● **Rows from a dataset of charts and code**:
━━━━━━━━━━━━━━━━━━━━

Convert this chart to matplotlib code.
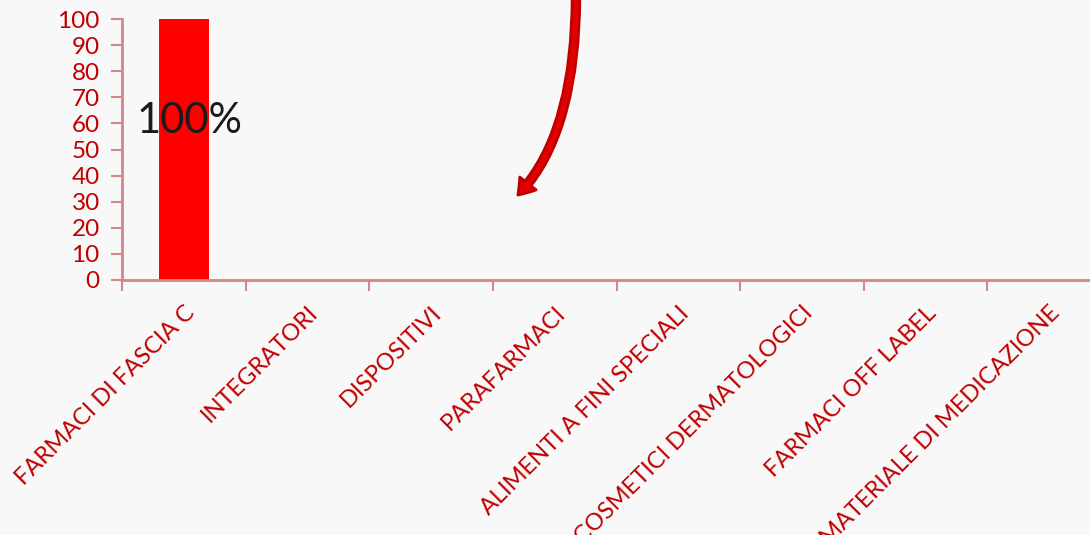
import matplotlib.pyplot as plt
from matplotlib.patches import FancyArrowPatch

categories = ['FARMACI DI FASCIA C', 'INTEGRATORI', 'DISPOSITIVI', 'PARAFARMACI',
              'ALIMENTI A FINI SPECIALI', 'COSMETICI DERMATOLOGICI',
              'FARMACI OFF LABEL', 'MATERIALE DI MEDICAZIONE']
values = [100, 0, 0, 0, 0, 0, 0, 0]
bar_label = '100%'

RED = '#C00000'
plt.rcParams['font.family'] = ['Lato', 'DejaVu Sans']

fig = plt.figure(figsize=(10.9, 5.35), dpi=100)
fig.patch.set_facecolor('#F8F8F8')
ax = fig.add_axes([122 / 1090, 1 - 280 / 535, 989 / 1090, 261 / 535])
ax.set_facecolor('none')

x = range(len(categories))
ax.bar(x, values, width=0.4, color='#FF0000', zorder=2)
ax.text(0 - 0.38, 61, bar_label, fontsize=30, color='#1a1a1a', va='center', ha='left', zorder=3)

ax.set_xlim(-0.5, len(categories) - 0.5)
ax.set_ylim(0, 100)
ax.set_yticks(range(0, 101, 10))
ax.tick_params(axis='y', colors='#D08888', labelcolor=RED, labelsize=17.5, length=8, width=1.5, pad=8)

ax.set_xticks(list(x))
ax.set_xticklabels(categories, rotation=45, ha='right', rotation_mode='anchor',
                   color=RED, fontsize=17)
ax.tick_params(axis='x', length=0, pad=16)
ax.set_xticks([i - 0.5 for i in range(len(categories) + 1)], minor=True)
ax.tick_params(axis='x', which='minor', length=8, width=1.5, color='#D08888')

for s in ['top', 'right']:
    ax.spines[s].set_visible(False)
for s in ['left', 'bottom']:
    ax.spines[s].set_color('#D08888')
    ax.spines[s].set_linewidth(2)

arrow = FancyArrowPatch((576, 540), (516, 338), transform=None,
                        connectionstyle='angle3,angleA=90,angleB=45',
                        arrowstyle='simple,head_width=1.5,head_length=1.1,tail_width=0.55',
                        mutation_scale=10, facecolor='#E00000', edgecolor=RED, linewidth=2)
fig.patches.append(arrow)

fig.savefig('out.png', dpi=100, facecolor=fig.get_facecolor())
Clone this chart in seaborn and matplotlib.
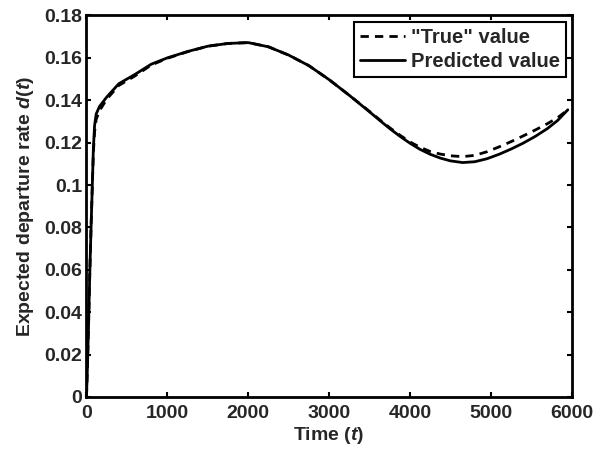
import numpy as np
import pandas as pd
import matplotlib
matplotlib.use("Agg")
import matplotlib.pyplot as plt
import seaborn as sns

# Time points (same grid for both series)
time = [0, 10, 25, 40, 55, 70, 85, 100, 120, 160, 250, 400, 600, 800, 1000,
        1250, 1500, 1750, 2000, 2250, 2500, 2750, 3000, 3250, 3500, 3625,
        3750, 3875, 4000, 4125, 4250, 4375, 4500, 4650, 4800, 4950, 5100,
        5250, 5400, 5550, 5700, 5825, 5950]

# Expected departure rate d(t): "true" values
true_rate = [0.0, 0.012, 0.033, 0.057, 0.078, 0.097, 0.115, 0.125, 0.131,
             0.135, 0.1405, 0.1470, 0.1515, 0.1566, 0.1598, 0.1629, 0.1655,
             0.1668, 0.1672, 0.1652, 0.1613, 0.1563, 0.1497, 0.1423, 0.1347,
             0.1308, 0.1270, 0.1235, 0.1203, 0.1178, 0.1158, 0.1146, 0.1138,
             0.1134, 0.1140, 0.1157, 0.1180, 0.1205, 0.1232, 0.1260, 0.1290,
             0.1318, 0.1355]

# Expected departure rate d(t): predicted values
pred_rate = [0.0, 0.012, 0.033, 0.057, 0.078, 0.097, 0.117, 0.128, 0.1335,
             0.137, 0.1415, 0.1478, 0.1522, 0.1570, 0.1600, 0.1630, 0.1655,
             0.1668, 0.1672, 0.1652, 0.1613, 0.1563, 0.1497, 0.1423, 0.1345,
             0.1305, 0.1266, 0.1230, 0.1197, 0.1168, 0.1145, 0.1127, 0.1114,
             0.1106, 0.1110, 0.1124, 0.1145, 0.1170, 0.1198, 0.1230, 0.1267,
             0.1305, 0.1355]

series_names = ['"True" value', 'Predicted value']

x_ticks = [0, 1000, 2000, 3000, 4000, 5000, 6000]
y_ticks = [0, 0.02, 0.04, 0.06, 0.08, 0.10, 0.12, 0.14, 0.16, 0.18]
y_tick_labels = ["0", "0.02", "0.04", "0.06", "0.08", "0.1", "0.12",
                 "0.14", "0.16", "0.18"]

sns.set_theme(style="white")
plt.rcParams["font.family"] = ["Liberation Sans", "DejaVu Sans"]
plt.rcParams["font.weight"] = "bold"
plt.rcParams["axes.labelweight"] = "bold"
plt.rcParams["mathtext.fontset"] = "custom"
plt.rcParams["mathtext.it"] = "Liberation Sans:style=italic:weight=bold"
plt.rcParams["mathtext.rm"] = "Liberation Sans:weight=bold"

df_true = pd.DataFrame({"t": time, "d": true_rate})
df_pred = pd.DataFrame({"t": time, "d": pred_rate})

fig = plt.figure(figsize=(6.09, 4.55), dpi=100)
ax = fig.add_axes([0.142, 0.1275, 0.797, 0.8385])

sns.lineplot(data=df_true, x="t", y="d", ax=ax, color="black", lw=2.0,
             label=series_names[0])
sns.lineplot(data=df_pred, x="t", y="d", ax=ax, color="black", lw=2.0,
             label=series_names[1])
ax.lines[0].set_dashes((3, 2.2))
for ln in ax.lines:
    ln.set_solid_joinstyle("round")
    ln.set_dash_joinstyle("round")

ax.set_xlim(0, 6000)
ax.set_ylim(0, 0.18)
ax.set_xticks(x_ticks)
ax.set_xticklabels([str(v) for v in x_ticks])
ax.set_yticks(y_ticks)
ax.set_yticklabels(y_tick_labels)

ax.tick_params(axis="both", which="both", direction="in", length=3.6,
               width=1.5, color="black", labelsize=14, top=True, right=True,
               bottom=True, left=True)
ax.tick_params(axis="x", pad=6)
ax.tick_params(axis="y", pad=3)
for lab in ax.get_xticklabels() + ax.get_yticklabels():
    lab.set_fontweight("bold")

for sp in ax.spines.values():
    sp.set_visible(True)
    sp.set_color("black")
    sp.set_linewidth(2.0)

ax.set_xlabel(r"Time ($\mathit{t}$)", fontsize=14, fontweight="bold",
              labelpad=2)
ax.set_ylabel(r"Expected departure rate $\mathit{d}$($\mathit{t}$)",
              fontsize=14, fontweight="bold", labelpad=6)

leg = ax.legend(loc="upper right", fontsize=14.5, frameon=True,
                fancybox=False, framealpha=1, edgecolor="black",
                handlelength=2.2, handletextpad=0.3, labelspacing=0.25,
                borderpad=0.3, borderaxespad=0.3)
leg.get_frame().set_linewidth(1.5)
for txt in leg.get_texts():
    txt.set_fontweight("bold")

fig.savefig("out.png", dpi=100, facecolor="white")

━━━━━━━━━━━━━━━━━━━━

● **Task details**: Write out the data precisely as given, excluding the pictures.

● **Written solution**:
Convert this chart to matplotlib code.
import matplotlib.pyplot as plt
from matplotlib.patches import FancyArrowPatch

categories = ['FARMACI DI FASCIA C', 'INTEGRATORI', 'DISPOSITIVI', 'PARAFARMACI',
              'ALIMENTI A FINI SPECIALI', 'COSMETICI DERMATOLOGICI',
              'FARMACI OFF LABEL', 'MATERIALE DI MEDICAZIONE']
values = [100, 0, 0, 0, 0, 0, 0, 0]
bar_label = '100%'

RED = '#C00000'
plt.rcParams['font.family'] = ['Lato', 'DejaVu Sans']

fig = plt.figure(figsize=(10.9, 5.35), dpi=100)
fig.patch.set_facecolor('#F8F8F8')
ax = fig.add_axes([122 / 1090, 1 - 280 / 535, 989 / 1090, 261 / 535])
ax.set_facecolor('none')

x = range(len(categories))
ax.bar(x, values, width=0.4, color='#FF0000', zorder=2)
ax.text(0 - 0.38, 61, bar_label, fontsize=30, color='#1a1a1a', va='center', ha='left', zorder=3)

ax.set_xlim(-0.5, len(categories) - 0.5)
ax.set_ylim(0, 100)
ax.set_yticks(range(0, 101, 10))
ax.tick_params(axis='y', colors='#D08888', labelcolor=RED, labelsize=17.5, length=8, width=1.5, pad=8)

ax.set_xticks(list(x))
ax.set_xticklabels(categories, rotation=45, ha='right', rotation_mode='anchor',
                   color=RED, fontsize=17)
ax.tick_params(axis='x', length=0, pad=16)
ax.set_xticks([i - 0.5 for i in range(len(categories) + 1)], minor=True)
ax.tick_params(axis='x', which='minor', length=8, width=1.5, color='#D08888')

for s in ['top', 'right']:
    ax.spines[s].set_visible(False)
for s in ['left', 'bottom']:
    ax.spines[s].set_color('#D08888')
    ax.spines[s].set_linewidth(2)

arrow = FancyArrowPatch((576, 540), (516, 338), transform=None,
                        connectionstyle='angle3,angleA=90,angleB=45',
                        arrowstyle='simple,head_width=1.5,head_length=1.1,tail_width=0.55',
                        mutation_scale=10, facecolor='#E00000', edgecolor=RED, linewidth=2)
fig.patches.append(arrow)

fig.savefig('out.png', dpi=100, facecolor=fig.get_facecolor())
Clone this chart in seaborn and matplotlib.
import numpy as np
import pandas as pd
import matplotlib
matplotlib.use("Agg")
import matplotlib.pyplot as plt
import seaborn as sns

# Time points (same grid for both series)
time = [0, 10, 25, 40, 55, 70, 85, 100, 120, 160, 250, 400, 600, 800, 1000,
        1250, 1500, 1750, 2000, 2250, 2500, 2750, 3000, 3250, 3500, 3625,
        3750, 3875, 4000, 4125, 4250, 4375, 4500, 4650, 4800, 4950, 5100,
        5250, 5400, 5550, 5700, 5825, 5950]

# Expected departure rate d(t): "true" values
true_rate = [0.0, 0.012, 0.033, 0.057, 0.078, 0.097, 0.115, 0.125, 0.131,
             0.135, 0.1405, 0.1470, 0.1515, 0.1566, 0.1598, 0.1629, 0.1655,
             0.1668, 0.1672, 0.1652, 0.1613, 0.1563, 0.1497, 0.1423, 0.1347,
             0.1308, 0.1270, 0.1235, 0.1203, 0.1178, 0.1158, 0.1146, 0.1138,
             0.1134, 0.1140, 0.1157, 0.1180, 0.1205, 0.1232, 0.1260, 0.1290,
             0.1318, 0.1355]

# Expected departure rate d(t): predicted values
pred_rate = [0.0, 0.012, 0.033, 0.057, 0.078, 0.097, 0.117, 0.128, 0.1335,
             0.137, 0.1415, 0.1478, 0.1522, 0.1570, 0.1600, 0.1630, 0.1655,
             0.1668, 0.1672, 0.1652, 0.1613, 0.1563, 0.1497, 0.1423, 0.1345,
             0.1305, 0.1266, 0.1230, 0.1197, 0.1168, 0.1145, 0.1127, 0.1114,
             0.1106, 0.1110, 0.1124, 0.1145, 0.1170, 0.1198, 0.1230, 0.1267,
             0.1305, 0.1355]

series_names = ['"True" value', 'Predicted value']

x_ticks = [0, 1000, 2000, 3000, 4000, 5000, 6000]
y_ticks = [0, 0.02, 0.04, 0.06, 0.08, 0.10, 0.12, 0.14, 0.16, 0.18]
y_tick_labels = ["0", "0.02", "0.04", "0.06", "0.08", "0.1", "0.12",
                 "0.14", "0.16", "0.18"]

sns.set_theme(style="white")
plt.rcParams["font.family"] = ["Liberation Sans", "DejaVu Sans"]
plt.rcParams["font.weight"] = "bold"
plt.rcParams["axes.labelweight"] = "bold"
plt.rcParams["mathtext.fontset"] = "custom"
plt.rcParams["mathtext.it"] = "Liberation Sans:style=italic:weight=bold"
plt.rcParams["mathtext.rm"] = "Liberation Sans:weight=bold"

df_true = pd.DataFrame({"t": time, "d": true_rate})
df_pred = pd.DataFrame({"t": time, "d": pred_rate})

fig = plt.figure(figsize=(6.09, 4.55), dpi=100)
ax = fig.add_axes([0.142, 0.1275, 0.797, 0.8385])

sns.lineplot(data=df_true, x="t", y="d", ax=ax, color="black", lw=2.0,
             label=series_names[0])
sns.lineplot(data=df_pred, x="t", y="d", ax=ax, color="black", lw=2.0,
             label=series_names[1])
ax.lines[0].set_dashes((3, 2.2))
for ln in ax.lines:
    ln.set_solid_joinstyle("round")
    ln.set_dash_joinstyle("round")

ax.set_xlim(0, 6000)
ax.set_ylim(0, 0.18)
ax.set_xticks(x_ticks)
ax.set_xticklabels([str(v) for v in x_ticks])
ax.set_yticks(y_ticks)
ax.set_yticklabels(y_tick_labels)

ax.tick_params(axis="both", which="both", direction="in", length=3.6,
               width=1.5, color="black", labelsize=14, top=True, right=True,
               bottom=True, left=True)
ax.tick_params(axis="x", pad=6)
ax.tick_params(axis="y", pad=3)
for lab in ax.get_xticklabels() + ax.get_yticklabels():
    lab.set_fontweight("bold")

for sp in ax.spines.values():
    sp.set_visible(True)
    sp.set_color("black")
    sp.set_linewidth(2.0)

ax.set_xlabel(r"Time ($\mathit{t}$)", fontsize=14, fontweight="bold",
              labelpad=2)
ax.set_ylabel(r"Expected departure rate $\mathit{d}$($\mathit{t}$)",
              fontsize=14, fontweight="bold", labelpad=6)

leg = ax.legend(loc="upper right", fontsize=14.5, frameon=True,
                fancybox=False, framealpha=1, edgecolor="black",
                handlelength=2.2, handletextpad=0.3, labelspacing=0.25,
                borderpad=0.3, borderaxespad=0.3)
leg.get_frame().set_linewidth(1.5)
for txt in leg.get_texts():
    txt.set_fontweight("bold")

fig.savefig("out.png", dpi=100, facecolor="white")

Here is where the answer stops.